What does this mean: $foo = new $foo();?

Question

I've never seen something like this before.

$dbTable = new $dbTable();

We are storing an Object Instance inside $dbTable ?

Are we transforming a string into an object ?

Here's the context:

protected $_dbTable;

    public function setDbTable($dbTable)
    {
        if (is_string($dbTable)) {
            $dbTable = new $dbTable();
        }
        if (!$dbTable instanceof Zend_Db_Table_Abstract) {
            throw new Exception('Invalid table data gateway provided');
        }
        $this->_dbTable = $dbTable;
        return $this;
    }

From php manual here: http://www.php.net/manual/en/language.oop5.basic.php

We can read:

If a string containing the name of a class is used with new, a new instance of that class will be created. If the class is in a namespace, its fully qualified name must be used when doing this.

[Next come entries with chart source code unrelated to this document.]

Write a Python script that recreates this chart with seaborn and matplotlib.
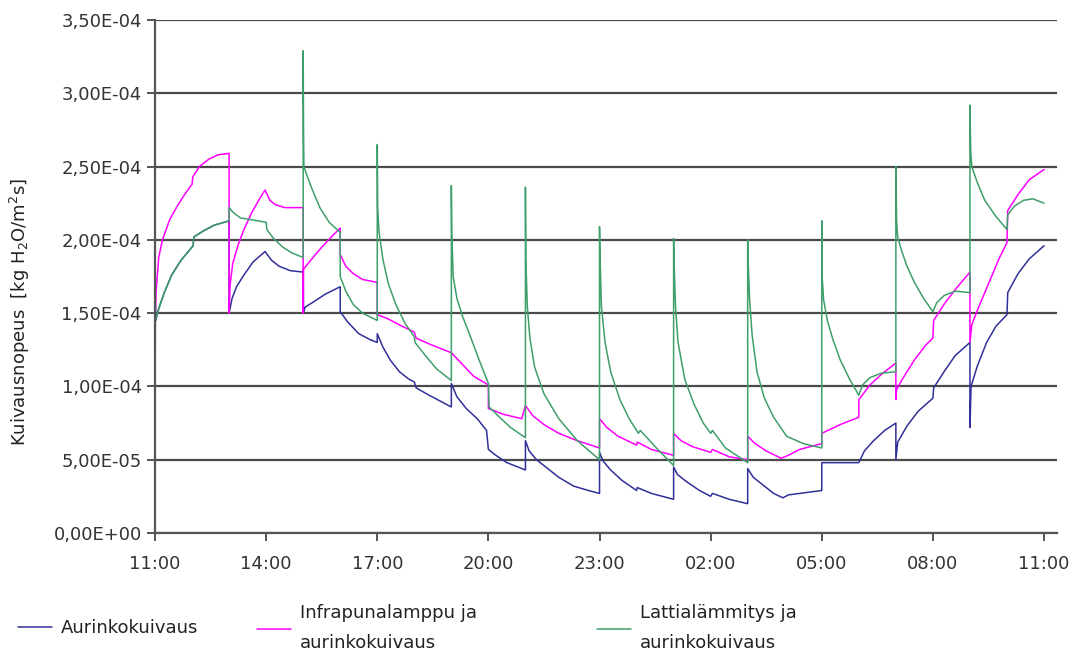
import numpy as np
import pandas as pd
import seaborn as sns
import matplotlib
matplotlib.use("Agg")
import matplotlib.pyplot as plt
from matplotlib.ticker import FuncFormatter, MultipleLocator

# hours from 11:00, values in 1e-4 kg H2O/m2s
aurinko_h = [0.0, 0.02, 0.1, 0.25, 0.45, 0.7, 1.03, 1.05, 1.3, 1.6, 2.0,
             2.0, 2.08, 2.2, 2.4, 2.65, 2.97, 3.15, 3.35, 3.65, 4.0,
             4.0, 4.01, 4.05, 4.3, 4.6, 5.0,
             5.0, 5.2, 5.5, 5.8, 6.0,
             6.0, 6.15, 6.35, 6.6, 6.85, 7.0, 7.05, 7.4, 7.7, 8.0,
             8.0, 8.15, 8.4, 8.7, 8.95, 9.0, 9.2, 9.5, 10.0,
             10.0, 10.1, 10.3, 10.6, 10.9, 11.3, 11.7, 12.0,
             12.0, 12.1, 12.3, 12.6, 13.0, 13.02, 13.4, 14.0,
             14.0, 14.1, 14.35, 14.7, 15.0, 15.05, 15.5, 16.0,
             16.0, 16.15, 16.4, 16.7, 16.95, 17.1, 17.4, 18.0,
             18.0, 19.0, 19.15, 19.4, 19.7, 20.0,
             20.0, 20.05, 20.3, 20.6, 21.0, 21.02, 21.3, 21.6, 22.0,
             22.0, 22.03, 22.2, 22.45, 22.7, 23.0, 23.02, 23.3, 23.6, 24.0]
aurinko_v = [1.70, 1.45, 1.53, 1.64, 1.76, 1.86, 1.96, 2.02, 2.06, 2.10, 2.13,
             1.50, 1.60, 1.68, 1.76, 1.85, 1.92, 1.86, 1.82, 1.79, 1.78,
             1.80, 1.50, 1.54, 1.58, 1.63, 1.68,
             1.51, 1.44, 1.36, 1.32, 1.30,
             1.36, 1.27, 1.18, 1.10, 1.05, 1.03, 0.99, 0.94, 0.90, 0.86,
             1.02, 0.93, 0.85, 0.78, 0.70, 0.57, 0.53, 0.48, 0.43,
             0.63, 0.56, 0.50, 0.44, 0.38, 0.32, 0.29, 0.27,
             0.55, 0.49, 0.43, 0.36, 0.29, 0.31, 0.27, 0.23,
             0.45, 0.40, 0.35, 0.29, 0.25, 0.27, 0.23, 0.20,
             0.44, 0.38, 0.33, 0.27, 0.24, 0.26, 0.27, 0.29,
             0.48, 0.48, 0.56, 0.63, 0.70, 0.75,
             0.50, 0.62, 0.73, 0.83, 0.92, 0.99, 1.10, 1.21, 1.30,
             0.72, 1.00, 1.14, 1.30, 1.41, 1.49, 1.64, 1.77, 1.87, 1.96]

infra_h = [0.0, 0.03, 0.1, 0.2, 0.4, 0.6, 0.8, 1.0, 1.02, 1.2, 1.45, 1.7, 2.0,
           2.0, 2.03, 2.1, 2.25, 2.4, 2.6, 2.8, 2.97, 3.1, 3.25, 3.5, 4.0,
           4.0, 4.01, 4.2, 4.5, 4.8, 5.0,
           5.0, 5.15, 5.35, 5.6, 6.0,
           6.0, 6.3, 6.6, 7.0, 7.05, 7.4, 7.7, 8.0,
           8.3, 8.6, 9.0, 9.0, 9.4, 9.9,
           10.0, 10.2, 10.5, 10.9, 11.4, 12.0,
           12.0, 12.2, 12.5, 13.0, 13.02, 13.4, 14.0,
           14.0, 14.2, 14.5, 15.0, 15.05, 15.5, 16.0,
           16.0, 16.2, 16.5, 16.9, 17.1, 17.4, 17.7, 18.0,
           18.0, 18.5, 19.0,
           19.0, 19.3, 19.6, 20.0,
           20.0, 20.02, 20.2, 20.5, 20.8, 21.0, 21.02, 21.3, 21.6, 22.0,
           22.0, 22.05, 22.2, 22.4, 22.6, 22.8, 23.0, 23.02, 23.3, 23.6, 24.0]
infra_v = [1.43, 1.65, 1.88, 2.00, 2.14, 2.23, 2.31, 2.38, 2.43, 2.50, 2.55, 2.58, 2.59,
           1.50, 1.70, 1.84, 1.97, 2.07, 2.18, 2.27, 2.34, 2.27, 2.24, 2.22, 2.22,
           1.50, 1.80, 1.86, 1.95, 2.03, 2.08,
           1.90, 1.82, 1.77, 1.73, 1.71,
           1.49, 1.46, 1.42, 1.37, 1.33, 1.29, 1.26, 1.23,
           1.15, 1.07, 1.01, 0.85, 0.81, 0.78,
           0.87, 0.80, 0.74, 0.68, 0.63, 0.58,
           0.78, 0.72, 0.66, 0.60, 0.62, 0.57, 0.53,
           0.68, 0.63, 0.59, 0.55, 0.57, 0.52, 0.50,
           0.66, 0.61, 0.56, 0.51, 0.53, 0.57, 0.59, 0.61,
           0.68, 0.74, 0.79,
           0.91, 1.01, 1.08, 1.16,
           0.91, 0.98, 1.06, 1.18, 1.28, 1.33, 1.45, 1.56, 1.66, 1.78,
           1.30, 1.42, 1.52, 1.64, 1.76, 1.88, 1.98, 2.20, 2.31, 2.41, 2.48]

latti_h = [0.0, 0.01, 0.1, 0.25, 0.45, 0.7, 1.03, 1.05, 1.3, 1.6, 2.0,
           2.0, 2.1, 2.3, 3.0, 3.02, 3.2, 3.45, 3.7, 4.0,
           4.0, 4.01, 4.02, 4.1, 4.25, 4.45, 4.7, 5.0,
           5.0, 5.15, 5.35, 5.6, 6.0,
           6.0, 6.01, 6.05, 6.15, 6.3, 6.5, 6.75, 7.0, 7.02, 7.3, 7.6, 8.0,
           8.0, 8.01, 8.05, 8.15, 8.3, 8.5, 8.75, 9.0, 9.02, 9.3, 9.6, 10.0,
           10.0, 10.01, 10.05, 10.12, 10.25, 10.5, 10.9, 11.4, 12.0,
           12.0, 12.01, 12.05, 12.15, 12.3, 12.55, 12.8, 13.05, 13.1, 13.5, 14.0,
           14.0, 14.01, 14.05, 14.12, 14.3, 14.55, 14.8, 15.0, 15.05, 15.4, 16.0,
           16.0, 16.01, 16.05, 16.12, 16.25, 16.45, 16.7, 17.05, 17.5, 18.0,
           18.0, 18.01, 18.05, 18.15, 18.3, 18.5, 18.75, 19.0,
           19.1, 19.3, 19.6, 20.0,
           20.0, 20.02, 20.05, 20.15, 20.3, 20.5, 20.75, 21.0, 21.1, 21.3, 21.6, 22.0,
           22.0, 22.02, 22.05, 22.2, 22.4, 22.7, 23.0, 23.02, 23.2, 23.45, 23.7, 24.0]
latti_v = [0.85, 1.45, 1.53, 1.64, 1.76, 1.86, 1.96, 2.02, 2.06, 2.10, 2.13,
           2.22, 2.19, 2.15, 2.12, 2.07, 2.01, 1.95, 1.91, 1.88,
           3.29, 2.75, 2.50, 2.44, 2.34, 2.22, 2.12, 2.05,
           1.75, 1.65, 1.56, 1.50, 1.45,
           2.65, 2.22, 2.05, 1.87, 1.70, 1.56, 1.43, 1.34, 1.30, 1.21, 1.12, 1.04,
           2.37, 2.07, 1.75, 1.60, 1.48, 1.35, 1.18, 1.02, 0.86, 0.79, 0.72, 0.65,
           2.36, 1.88, 1.55, 1.33, 1.13, 0.95, 0.78, 0.63, 0.50,
           2.09, 1.93, 1.55, 1.30, 1.10, 0.91, 0.78, 0.68, 0.70, 0.59, 0.46,
           2.01, 1.88, 1.55, 1.30, 1.05, 0.88, 0.75, 0.68, 0.70, 0.58, 0.48,
           2.00, 1.88, 1.60, 1.35, 1.10, 0.92, 0.79, 0.66, 0.61, 0.58,
           2.13, 1.75, 1.59, 1.45, 1.32, 1.18, 1.05, 0.94,
           1.01, 1.06, 1.09, 1.10,
           2.50, 2.13, 2.02, 1.93, 1.82, 1.71, 1.60, 1.51, 1.57, 1.62, 1.65, 1.64,
           2.92, 2.61, 2.50, 2.39, 2.27, 2.16, 2.07, 2.17, 2.23, 2.27, 2.28, 2.25]

sarjat = ["Aurinkokuivaus", "Infrapunalamppu ja\naurinkokuivaus",
          "Lattialämmitys ja\naurinkokuivaus"]
varit = ["#30309a", "#ff00ff", "#3f9f6a"]
xtick_labels = ["11:00", "14:00", "17:00", "20:00", "23:00", "02:00", "05:00", "08:00", "11:00"]

osat = []
for nimi, h, v in zip(sarjat, [aurinko_h, infra_h, latti_h], [aurinko_v, infra_v, latti_v]):
    osat.append(pd.DataFrame({"aika": h, "nopeus": np.array(v) * 1e-4, "sarja": nimi}))
df = pd.concat(osat, ignore_index=True)

sns.set_style("white")
plt.rcParams["font.family"] = ["DejaVu Sans"]

fig = plt.figure(figsize=(10.78, 6.59), dpi=100)
ax = fig.add_axes([155 / 1078, 1 - 533 / 659, 902 / 1078, 513 / 659])

sns.lineplot(data=df, x="aika", y="nopeus", hue="sarja", palette=dict(zip(sarjat, varit)),
             sort=False, estimator=None, lw=1.1, ax=ax)

ax.set_xlim(0, 24.35)
ax.set_ylim(0, 3.5e-4)
ax.yaxis.set_major_locator(MultipleLocator(0.5e-4))
ax.yaxis.set_major_formatter(FuncFormatter(lambda v, p: f"{v:.2E}".replace(".", ",")))
ax.set_xticks(range(0, 25, 3))
ax.set_xticklabels(xtick_labels)
ax.set_axisbelow(True)
ax.yaxis.grid(True, color="#4a4a4a", lw=1.6)
ax.xaxis.grid(False)
for s in ["top", "right"]:
    ax.spines[s].set_visible(False)
for s in ["left", "bottom"]:
    ax.spines[s].set_color("#555555")
    ax.spines[s].set_linewidth(1.6)
ax.tick_params(axis="both", direction="out", length=6, width=1.4, color="#555555",
               labelsize=13, labelcolor="#333333", left=True, bottom=True)
ax.tick_params(axis="x", pad=10)
ax.set_xlabel("")
ax.set_ylabel("Kuivausnopeus  [kg H$_2$O/m$^2$s]", fontsize=13, color="#222222")
ax.yaxis.set_label_coords(-0.136, 0.43)

kahvat, nimet = ax.get_legend_handles_labels()
ax.get_legend().remove()
for kahva, nimi, x0 in zip(kahvat, nimet, [18, 257, 597]):
    leg = fig.legend([kahva], [nimi], loc="center left", bbox_to_anchor=(x0 / 1078, 1 - 628 / 659),
                     frameon=False, borderpad=0, borderaxespad=0, handlelength=1.9,
                     handletextpad=0.5, fontsize=13)
    for t in leg.get_texts():
        t.set_linespacing(1.9)
        t.set_color("#222222")

fig.savefig("out.png", dpi=100)
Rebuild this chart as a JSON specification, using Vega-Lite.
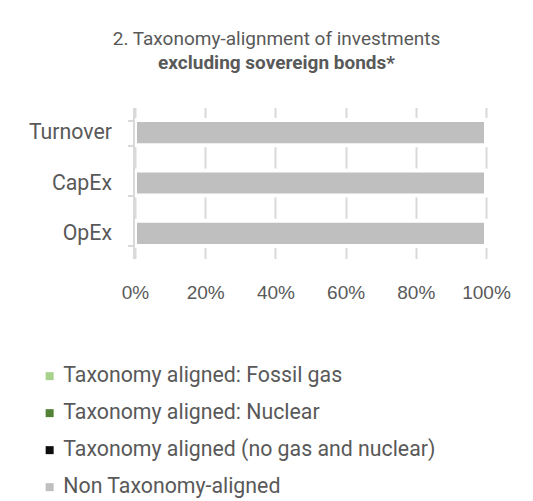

But this seems to be a concatenation operation between a string and those "things": () - without using a dot. So I'm still not sure about what's going on here.

Answer 1

No, the line:

if (is_string($dbTable)) {

Means that a new $dbTable will only be instantiated if the input is a string. So what is going on here is that $dbTable contains the name of a class that is created when that code executes:

$dbTable = new $dbTable();

And then later on the code checks to make sure an object of the proper type (Zend_Db_Table_Abstract) is created. As Stefan points out, an instance of the class can be passed directly, in which case the code you mentioned is not even executed.